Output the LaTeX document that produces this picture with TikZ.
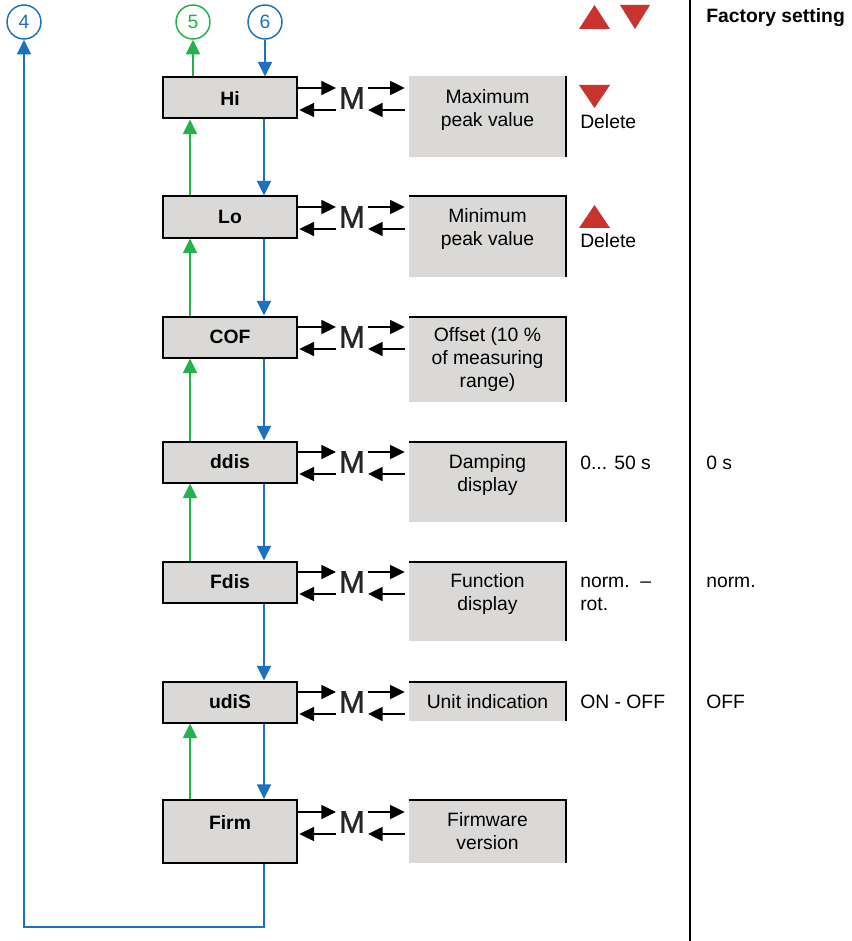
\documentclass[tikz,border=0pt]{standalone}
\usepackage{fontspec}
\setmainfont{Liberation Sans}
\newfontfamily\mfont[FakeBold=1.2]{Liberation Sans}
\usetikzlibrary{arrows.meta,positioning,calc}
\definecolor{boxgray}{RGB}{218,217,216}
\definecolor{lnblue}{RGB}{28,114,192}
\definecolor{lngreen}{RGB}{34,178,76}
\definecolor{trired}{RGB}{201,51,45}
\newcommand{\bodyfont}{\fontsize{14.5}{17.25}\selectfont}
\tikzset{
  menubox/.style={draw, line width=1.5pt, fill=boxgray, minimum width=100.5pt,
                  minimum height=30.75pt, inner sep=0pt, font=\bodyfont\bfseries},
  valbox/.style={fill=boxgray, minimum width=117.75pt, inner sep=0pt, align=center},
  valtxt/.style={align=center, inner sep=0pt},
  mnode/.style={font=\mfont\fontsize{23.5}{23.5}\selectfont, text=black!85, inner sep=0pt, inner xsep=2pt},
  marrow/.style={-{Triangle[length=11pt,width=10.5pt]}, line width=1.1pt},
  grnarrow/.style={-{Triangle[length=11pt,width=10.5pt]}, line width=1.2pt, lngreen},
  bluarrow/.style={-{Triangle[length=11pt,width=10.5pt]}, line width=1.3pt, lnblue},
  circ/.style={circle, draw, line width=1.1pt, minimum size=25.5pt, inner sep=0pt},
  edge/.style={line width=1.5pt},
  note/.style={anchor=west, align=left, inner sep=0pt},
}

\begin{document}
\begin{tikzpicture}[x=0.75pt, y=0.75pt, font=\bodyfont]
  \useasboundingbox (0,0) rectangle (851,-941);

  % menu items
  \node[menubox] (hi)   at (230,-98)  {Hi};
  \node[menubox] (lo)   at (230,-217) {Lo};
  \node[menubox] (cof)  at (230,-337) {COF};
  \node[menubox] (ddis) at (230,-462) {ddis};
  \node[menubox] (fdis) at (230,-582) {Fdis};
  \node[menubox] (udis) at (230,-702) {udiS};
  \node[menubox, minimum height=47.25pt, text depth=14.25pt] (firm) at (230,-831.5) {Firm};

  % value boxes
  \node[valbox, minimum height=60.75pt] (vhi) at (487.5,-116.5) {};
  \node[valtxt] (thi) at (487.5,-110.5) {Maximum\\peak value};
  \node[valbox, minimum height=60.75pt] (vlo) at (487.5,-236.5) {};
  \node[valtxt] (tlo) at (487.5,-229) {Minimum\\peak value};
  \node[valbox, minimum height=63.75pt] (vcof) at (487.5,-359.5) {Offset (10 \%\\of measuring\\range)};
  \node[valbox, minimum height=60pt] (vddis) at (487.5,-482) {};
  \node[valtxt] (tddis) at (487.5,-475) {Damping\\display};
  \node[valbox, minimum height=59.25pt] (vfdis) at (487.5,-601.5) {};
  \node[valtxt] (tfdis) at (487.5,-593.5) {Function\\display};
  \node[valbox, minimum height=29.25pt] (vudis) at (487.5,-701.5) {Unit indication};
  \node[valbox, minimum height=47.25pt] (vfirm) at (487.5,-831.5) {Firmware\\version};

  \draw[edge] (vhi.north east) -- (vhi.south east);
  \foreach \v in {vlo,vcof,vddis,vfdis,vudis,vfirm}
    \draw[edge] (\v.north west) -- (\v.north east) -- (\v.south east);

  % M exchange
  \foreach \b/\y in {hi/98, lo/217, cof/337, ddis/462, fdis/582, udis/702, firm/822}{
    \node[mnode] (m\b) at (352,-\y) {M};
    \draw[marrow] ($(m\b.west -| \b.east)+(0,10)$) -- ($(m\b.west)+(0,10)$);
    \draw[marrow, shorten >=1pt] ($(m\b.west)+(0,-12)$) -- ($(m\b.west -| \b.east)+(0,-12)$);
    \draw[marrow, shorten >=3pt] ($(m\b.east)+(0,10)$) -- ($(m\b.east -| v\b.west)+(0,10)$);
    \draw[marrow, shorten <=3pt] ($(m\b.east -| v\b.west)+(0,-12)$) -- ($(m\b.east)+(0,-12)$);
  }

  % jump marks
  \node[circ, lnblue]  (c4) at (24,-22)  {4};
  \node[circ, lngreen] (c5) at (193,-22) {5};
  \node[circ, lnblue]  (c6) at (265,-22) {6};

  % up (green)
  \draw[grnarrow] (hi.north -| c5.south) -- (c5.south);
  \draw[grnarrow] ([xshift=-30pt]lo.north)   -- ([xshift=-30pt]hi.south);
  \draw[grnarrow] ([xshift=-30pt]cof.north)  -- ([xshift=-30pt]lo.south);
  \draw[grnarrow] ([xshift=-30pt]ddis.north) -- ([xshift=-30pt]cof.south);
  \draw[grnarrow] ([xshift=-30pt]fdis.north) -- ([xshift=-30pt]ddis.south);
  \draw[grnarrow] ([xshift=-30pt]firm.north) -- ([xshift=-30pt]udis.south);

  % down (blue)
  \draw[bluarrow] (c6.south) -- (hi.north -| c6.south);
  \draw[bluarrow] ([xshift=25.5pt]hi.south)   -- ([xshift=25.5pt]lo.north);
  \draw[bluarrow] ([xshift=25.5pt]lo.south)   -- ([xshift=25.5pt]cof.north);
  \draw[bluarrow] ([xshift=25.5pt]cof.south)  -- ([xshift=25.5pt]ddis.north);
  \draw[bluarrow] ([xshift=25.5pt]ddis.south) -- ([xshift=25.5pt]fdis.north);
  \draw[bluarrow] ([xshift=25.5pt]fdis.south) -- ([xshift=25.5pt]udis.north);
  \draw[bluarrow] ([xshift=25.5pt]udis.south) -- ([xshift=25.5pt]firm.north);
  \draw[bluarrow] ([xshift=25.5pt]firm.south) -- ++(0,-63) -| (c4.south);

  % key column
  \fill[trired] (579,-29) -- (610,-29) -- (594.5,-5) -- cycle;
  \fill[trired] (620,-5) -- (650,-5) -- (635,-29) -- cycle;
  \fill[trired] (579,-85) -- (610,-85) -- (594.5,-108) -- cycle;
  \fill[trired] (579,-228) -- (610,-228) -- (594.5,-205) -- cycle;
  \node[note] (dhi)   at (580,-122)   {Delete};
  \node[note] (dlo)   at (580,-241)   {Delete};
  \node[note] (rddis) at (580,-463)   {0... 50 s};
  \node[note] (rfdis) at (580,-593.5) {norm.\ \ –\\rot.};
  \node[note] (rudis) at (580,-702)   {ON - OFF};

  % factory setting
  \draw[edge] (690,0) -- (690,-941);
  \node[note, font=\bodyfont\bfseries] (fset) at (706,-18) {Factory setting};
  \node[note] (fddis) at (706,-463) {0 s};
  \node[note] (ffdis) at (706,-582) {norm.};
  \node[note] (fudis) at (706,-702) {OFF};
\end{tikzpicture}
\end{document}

■ ■ ■

§ GOAL
Every line of the data should be copied as it stands, without the images.

§ ANSWER FOR THIS EXERCISE
Output the LaTeX document that produces this picture with TikZ.
\documentclass[tikz,border=0pt]{standalone}
\usepackage{fontspec}
\setmainfont{Liberation Sans}
\newfontfamily\mfont[FakeBold=1.2]{Liberation Sans}
\usetikzlibrary{arrows.meta,positioning,calc}
\definecolor{boxgray}{RGB}{218,217,216}
\definecolor{lnblue}{RGB}{28,114,192}
\definecolor{lngreen}{RGB}{34,178,76}
\definecolor{trired}{RGB}{201,51,45}
\newcommand{\bodyfont}{\fontsize{14.5}{17.25}\selectfont}
\tikzset{
  menubox/.style={draw, line width=1.5pt, fill=boxgray, minimum width=100.5pt,
                  minimum height=30.75pt, inner sep=0pt, font=\bodyfont\bfseries},
  valbox/.style={fill=boxgray, minimum width=117.75pt, inner sep=0pt, align=center},
  valtxt/.style={align=center, inner sep=0pt},
  mnode/.style={font=\mfont\fontsize{23.5}{23.5}\selectfont, text=black!85, inner sep=0pt, inner xsep=2pt},
  marrow/.style={-{Triangle[length=11pt,width=10.5pt]}, line width=1.1pt},
  grnarrow/.style={-{Triangle[length=11pt,width=10.5pt]}, line width=1.2pt, lngreen},
  bluarrow/.style={-{Triangle[length=11pt,width=10.5pt]}, line width=1.3pt, lnblue},
  circ/.style={circle, draw, line width=1.1pt, minimum size=25.5pt, inner sep=0pt},
  edge/.style={line width=1.5pt},
  note/.style={anchor=west, align=left, inner sep=0pt},
}

\begin{document}
\begin{tikzpicture}[x=0.75pt, y=0.75pt, font=\bodyfont]
  \useasboundingbox (0,0) rectangle (851,-941);

  % menu items
  \node[menubox] (hi)   at (230,-98)  {Hi};
  \node[menubox] (lo)   at (230,-217) {Lo};
  \node[menubox] (cof)  at (230,-337) {COF};
  \node[menubox] (ddis) at (230,-462) {ddis};
  \node[menubox] (fdis) at (230,-582) {Fdis};
  \node[menubox] (udis) at (230,-702) {udiS};
  \node[menubox, minimum height=47.25pt, text depth=14.25pt] (firm) at (230,-831.5) {Firm};

  % value boxes
  \node[valbox, minimum height=60.75pt] (vhi) at (487.5,-116.5) {};
  \node[valtxt] (thi) at (487.5,-110.5) {Maximum\\peak value};
  \node[valbox, minimum height=60.75pt] (vlo) at (487.5,-236.5) {};
  \node[valtxt] (tlo) at (487.5,-229) {Minimum\\peak value};
  \node[valbox, minimum height=63.75pt] (vcof) at (487.5,-359.5) {Offset (10 \%\\of measuring\\range)};
  \node[valbox, minimum height=60pt] (vddis) at (487.5,-482) {};
  \node[valtxt] (tddis) at (487.5,-475) {Damping\\display};
  \node[valbox, minimum height=59.25pt] (vfdis) at (487.5,-601.5) {};
  \node[valtxt] (tfdis) at (487.5,-593.5) {Function\\display};
  \node[valbox, minimum height=29.25pt] (vudis) at (487.5,-701.5) {Unit indication};
  \node[valbox, minimum height=47.25pt] (vfirm) at (487.5,-831.5) {Firmware\\version};

  \draw[edge] (vhi.north east) -- (vhi.south east);
  \foreach \v in {vlo,vcof,vddis,vfdis,vudis,vfirm}
    \draw[edge] (\v.north west) -- (\v.north east) -- (\v.south east);

  % M exchange
  \foreach \b/\y in {hi/98, lo/217, cof/337, ddis/462, fdis/582, udis/702, firm/822}{
    \node[mnode] (m\b) at (352,-\y) {M};
    \draw[marrow] ($(m\b.west -| \b.east)+(0,10)$) -- ($(m\b.west)+(0,10)$);
    \draw[marrow, shorten >=1pt] ($(m\b.west)+(0,-12)$) -- ($(m\b.west -| \b.east)+(0,-12)$);
    \draw[marrow, shorten >=3pt] ($(m\b.east)+(0,10)$) -- ($(m\b.east -| v\b.west)+(0,10)$);
    \draw[marrow, shorten <=3pt] ($(m\b.east -| v\b.west)+(0,-12)$) -- ($(m\b.east)+(0,-12)$);
  }

  % jump marks
  \node[circ, lnblue]  (c4) at (24,-22)  {4};
  \node[circ, lngreen] (c5) at (193,-22) {5};
  \node[circ, lnblue]  (c6) at (265,-22) {6};

  % up (green)
  \draw[grnarrow] (hi.north -| c5.south) -- (c5.south);
  \draw[grnarrow] ([xshift=-30pt]lo.north)   -- ([xshift=-30pt]hi.south);
  \draw[grnarrow] ([xshift=-30pt]cof.north)  -- ([xshift=-30pt]lo.south);
  \draw[grnarrow] ([xshift=-30pt]ddis.north) -- ([xshift=-30pt]cof.south);
  \draw[grnarrow] ([xshift=-30pt]fdis.north) -- ([xshift=-30pt]ddis.south);
  \draw[grnarrow] ([xshift=-30pt]firm.north) -- ([xshift=-30pt]udis.south);

  % down (blue)
  \draw[bluarrow] (c6.south) -- (hi.north -| c6.south);
  \draw[bluarrow] ([xshift=25.5pt]hi.south)   -- ([xshift=25.5pt]lo.north);
  \draw[bluarrow] ([xshift=25.5pt]lo.south)   -- ([xshift=25.5pt]cof.north);
  \draw[bluarrow] ([xshift=25.5pt]cof.south)  -- ([xshift=25.5pt]ddis.north);
  \draw[bluarrow] ([xshift=25.5pt]ddis.south) -- ([xshift=25.5pt]fdis.north);
  \draw[bluarrow] ([xshift=25.5pt]fdis.south) -- ([xshift=25.5pt]udis.north);
  \draw[bluarrow] ([xshift=25.5pt]udis.south) -- ([xshift=25.5pt]firm.north);
  \draw[bluarrow] ([xshift=25.5pt]firm.south) -- ++(0,-63) -| (c4.south);

  % key column
  \fill[trired] (579,-29) -- (610,-29) -- (594.5,-5) -- cycle;
  \fill[trired] (620,-5) -- (650,-5) -- (635,-29) -- cycle;
  \fill[trired] (579,-85) -- (610,-85) -- (594.5,-108) -- cycle;
  \fill[trired] (579,-228) -- (610,-228) -- (594.5,-205) -- cycle;
  \node[note] (dhi)   at (580,-122)   {Delete};
  \node[note] (dlo)   at (580,-241)   {Delete};
  \node[note] (rddis) at (580,-463)   {0... 50 s};
  \node[note] (rfdis) at (580,-593.5) {norm.\ \ –\\rot.};
  \node[note] (rudis) at (580,-702)   {ON - OFF};

  % factory setting
  \draw[edge] (690,0) -- (690,-941);
  \node[note, font=\bodyfont\bfseries] (fset) at (706,-18) {Factory setting};
  \node[note] (fddis) at (706,-463) {0 s};
  \node[note] (ffdis) at (706,-582) {norm.};
  \node[note] (fudis) at (706,-702) {OFF};
\end{tikzpicture}
\end{document}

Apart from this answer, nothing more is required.